-- Start --
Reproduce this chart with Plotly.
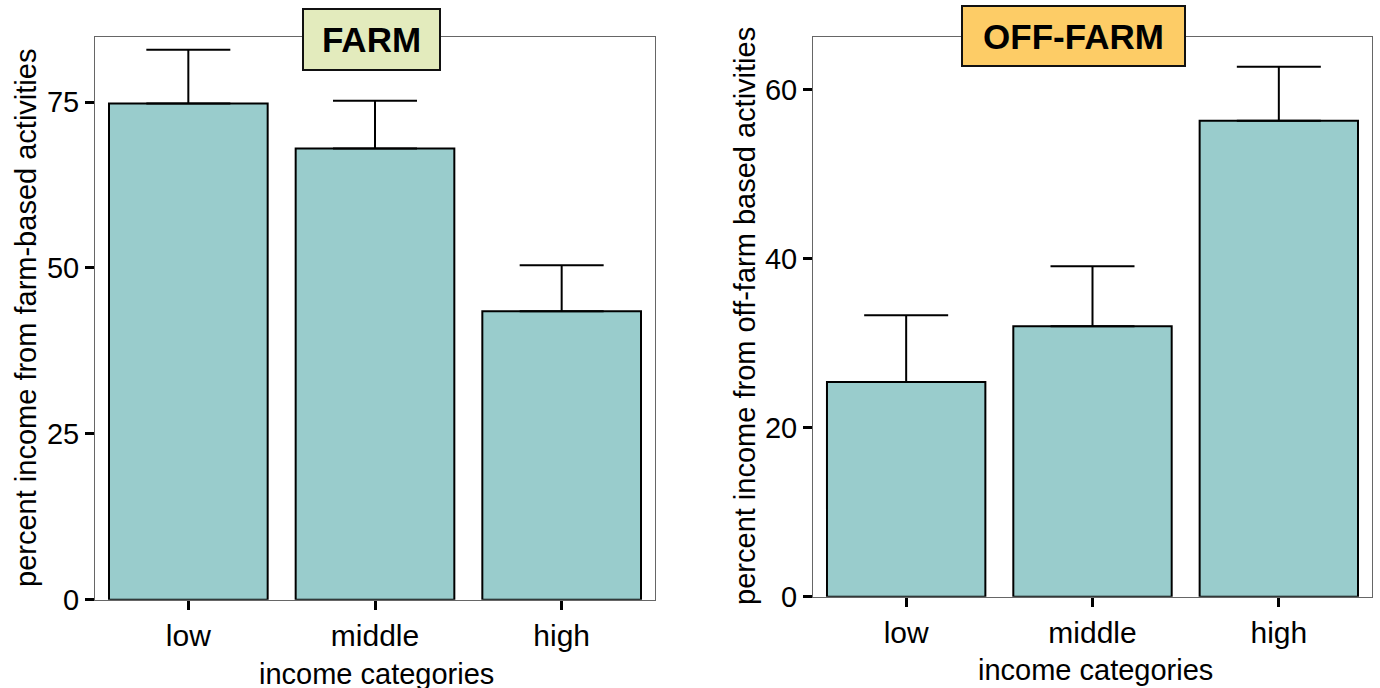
import plotly.graph_objects as go

categories = ["low", "middle", "high"]
farm_values = [74.8, 68.0, 43.5]
farm_errors = [8.1, 7.2, 6.9]
offfarm_values = [25.4, 32.0, 56.3]
offfarm_errors = [7.9, 7.1, 6.4]

FONT = "Liberation Sans, Arial, sans-serif"
BAR_COLOR = "#99cccc"
H = 688.0          # reference pixel frame used for fractions
FIG_H = 706        # rendered figure height

fig = go.Figure()
for vals, errs, xa, ya in [(farm_values, farm_errors, "x", "y"),
                           (offfarm_values, offfarm_errors, "x2", "y2")]:
    fig.add_trace(go.Bar(
        x=categories, y=vals, xaxis=xa, yaxis=ya,
        marker=dict(color=BAR_COLOR, line=dict(color="black", width=2)),
        error_y=dict(type="data", array=errs, symmetric=False, arrayminus=[0, 0, 0],
                     color="black", thickness=2, width=42),
        showlegend=False,
    ))

axis_common = dict(
    showline=True, mirror=True, linecolor="#666666", linewidth=1,
    ticks="outside", ticklen=9, tickwidth=3, tickcolor="black",
    showgrid=False, zeroline=False,
)

fig.update_layout(
    width=1380, height=FIG_H,
    margin=dict(l=0, r=0, t=0, b=0),
    paper_bgcolor="white", plot_bgcolor="white",
    bargap=0.15,
    xaxis=dict(domain=[95/1380, 655/1380], anchor="y", range=[-0.5, 2.5],
               tickfont=dict(family=FONT, size=30, color="black"), **axis_common),
    yaxis=dict(domain=[1-598/H, 1-37/H], anchor="x", range=[0, 84.8],
               tickvals=[0, 25, 50, 75],
               tickfont=dict(family=FONT, size=29, color="black"), **axis_common),
    xaxis2=dict(domain=[813/1380, 1372/1380], anchor="y2", range=[-0.5, 2.5],
                tickfont=dict(family=FONT, size=30, color="black"), **axis_common),
    yaxis2=dict(domain=[1-595/H, 1-37/H], anchor="x2", range=[0, 66.2],
                tickvals=[0, 20, 40, 60],
                tickfont=dict(family=FONT, size=29, color="black"), **axis_common),
)

anns = [
    dict(text="<b>FARM</b>", x=371/1380, y=1-39/H, bgcolor="#e3ebbd", w=135, h=59),
    dict(text="<b>OFF-FARM</b>", x=1073/1380, y=1-35.5/H, bgcolor="#fdcc66", w=221, h=58),
]
for a in anns:
    fig.add_annotation(text=a["text"], x=a["x"], y=a["y"], xref="paper", yref="paper",
                       xanchor="center", yanchor="middle", showarrow=False,
                       font=dict(family=FONT, size=35, color="black"),
                       bgcolor=a["bgcolor"], bordercolor="#111111", borderwidth=2,
                       borderpad=0, width=a["w"], height=a["h"])

title_font = dict(family=FONT, size=29, color="black")
fig.add_annotation(text="percent income from farm-based activities", x=26/1380, y=1-317/H,
                   xref="paper", yref="paper", textangle=-90, showarrow=False,
                   xanchor="center", yanchor="middle", font=title_font)
fig.add_annotation(text="percent income from off-farm based activities", x=745/1380, y=1-315/H,
                   xref="paper", yref="paper", textangle=-90, showarrow=False,
                   xanchor="center", yanchor="middle", font=title_font)
fig.add_annotation(text="income categories", x=376/1380, y=1-672/H,
                   xref="paper", yref="paper", showarrow=False,
                   xanchor="center", yanchor="middle", font=title_font)
fig.add_annotation(text="income categories", x=1095/1380, y=1-668/H,
                   xref="paper", yref="paper", showarrow=False,
                   xanchor="center", yanchor="middle", font=title_font)

post = ("var s=[document.documentElement, document.body];"
        "s.forEach(function(e){e.style.margin='0';e.style.padding='0';"
        "e.style.overflow='hidden';});")

fig.write_html("out.html", config={"displayModeBar": False}, post_script=post)
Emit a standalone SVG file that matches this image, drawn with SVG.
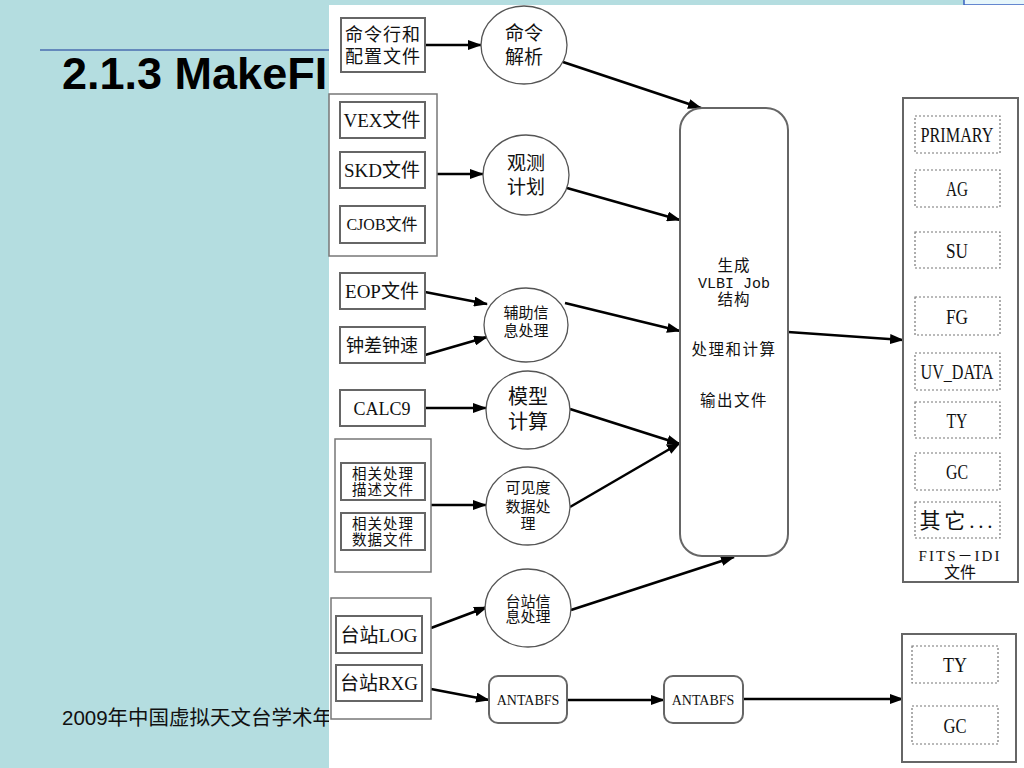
-- End --
Instruction
Write out all the entries word for word, but skip any images.

Problem solution
Reproduce this chart with Plotly.
import plotly.graph_objects as go

categories = ["low", "middle", "high"]
farm_values = [74.8, 68.0, 43.5]
farm_errors = [8.1, 7.2, 6.9]
offfarm_values = [25.4, 32.0, 56.3]
offfarm_errors = [7.9, 7.1, 6.4]

FONT = "Liberation Sans, Arial, sans-serif"
BAR_COLOR = "#99cccc"
H = 688.0          # reference pixel frame used for fractions
FIG_H = 706        # rendered figure height

fig = go.Figure()
for vals, errs, xa, ya in [(farm_values, farm_errors, "x", "y"),
                           (offfarm_values, offfarm_errors, "x2", "y2")]:
    fig.add_trace(go.Bar(
        x=categories, y=vals, xaxis=xa, yaxis=ya,
        marker=dict(color=BAR_COLOR, line=dict(color="black", width=2)),
        error_y=dict(type="data", array=errs, symmetric=False, arrayminus=[0, 0, 0],
                     color="black", thickness=2, width=42),
        showlegend=False,
    ))

axis_common = dict(
    showline=True, mirror=True, linecolor="#666666", linewidth=1,
    ticks="outside", ticklen=9, tickwidth=3, tickcolor="black",
    showgrid=False, zeroline=False,
)

fig.update_layout(
    width=1380, height=FIG_H,
    margin=dict(l=0, r=0, t=0, b=0),
    paper_bgcolor="white", plot_bgcolor="white",
    bargap=0.15,
    xaxis=dict(domain=[95/1380, 655/1380], anchor="y", range=[-0.5, 2.5],
               tickfont=dict(family=FONT, size=30, color="black"), **axis_common),
    yaxis=dict(domain=[1-598/H, 1-37/H], anchor="x", range=[0, 84.8],
               tickvals=[0, 25, 50, 75],
               tickfont=dict(family=FONT, size=29, color="black"), **axis_common),
    xaxis2=dict(domain=[813/1380, 1372/1380], anchor="y2", range=[-0.5, 2.5],
                tickfont=dict(family=FONT, size=30, color="black"), **axis_common),
    yaxis2=dict(domain=[1-595/H, 1-37/H], anchor="x2", range=[0, 66.2],
                tickvals=[0, 20, 40, 60],
                tickfont=dict(family=FONT, size=29, color="black"), **axis_common),
)

anns = [
    dict(text="<b>FARM</b>", x=371/1380, y=1-39/H, bgcolor="#e3ebbd", w=135, h=59),
    dict(text="<b>OFF-FARM</b>", x=1073/1380, y=1-35.5/H, bgcolor="#fdcc66", w=221, h=58),
]
for a in anns:
    fig.add_annotation(text=a["text"], x=a["x"], y=a["y"], xref="paper", yref="paper",
                       xanchor="center", yanchor="middle", showarrow=False,
                       font=dict(family=FONT, size=35, color="black"),
                       bgcolor=a["bgcolor"], bordercolor="#111111", borderwidth=2,
                       borderpad=0, width=a["w"], height=a["h"])

title_font = dict(family=FONT, size=29, color="black")
fig.add_annotation(text="percent income from farm-based activities", x=26/1380, y=1-317/H,
                   xref="paper", yref="paper", textangle=-90, showarrow=False,
                   xanchor="center", yanchor="middle", font=title_font)
fig.add_annotation(text="percent income from off-farm based activities", x=745/1380, y=1-315/H,
                   xref="paper", yref="paper", textangle=-90, showarrow=False,
                   xanchor="center", yanchor="middle", font=title_font)
fig.add_annotation(text="income categories", x=376/1380, y=1-672/H,
                   xref="paper", yref="paper", showarrow=False,
                   xanchor="center", yanchor="middle", font=title_font)
fig.add_annotation(text="income categories", x=1095/1380, y=1-668/H,
                   xref="paper", yref="paper", showarrow=False,
                   xanchor="center", yanchor="middle", font=title_font)

post = ("var s=[document.documentElement, document.body];"
        "s.forEach(function(e){e.style.margin='0';e.style.padding='0';"
        "e.style.overflow='hidden';});")

fig.write_html("out.html", config={"displayModeBar": False}, post_script=post)
Emit a standalone SVG file that matches this image, drawn with SVG.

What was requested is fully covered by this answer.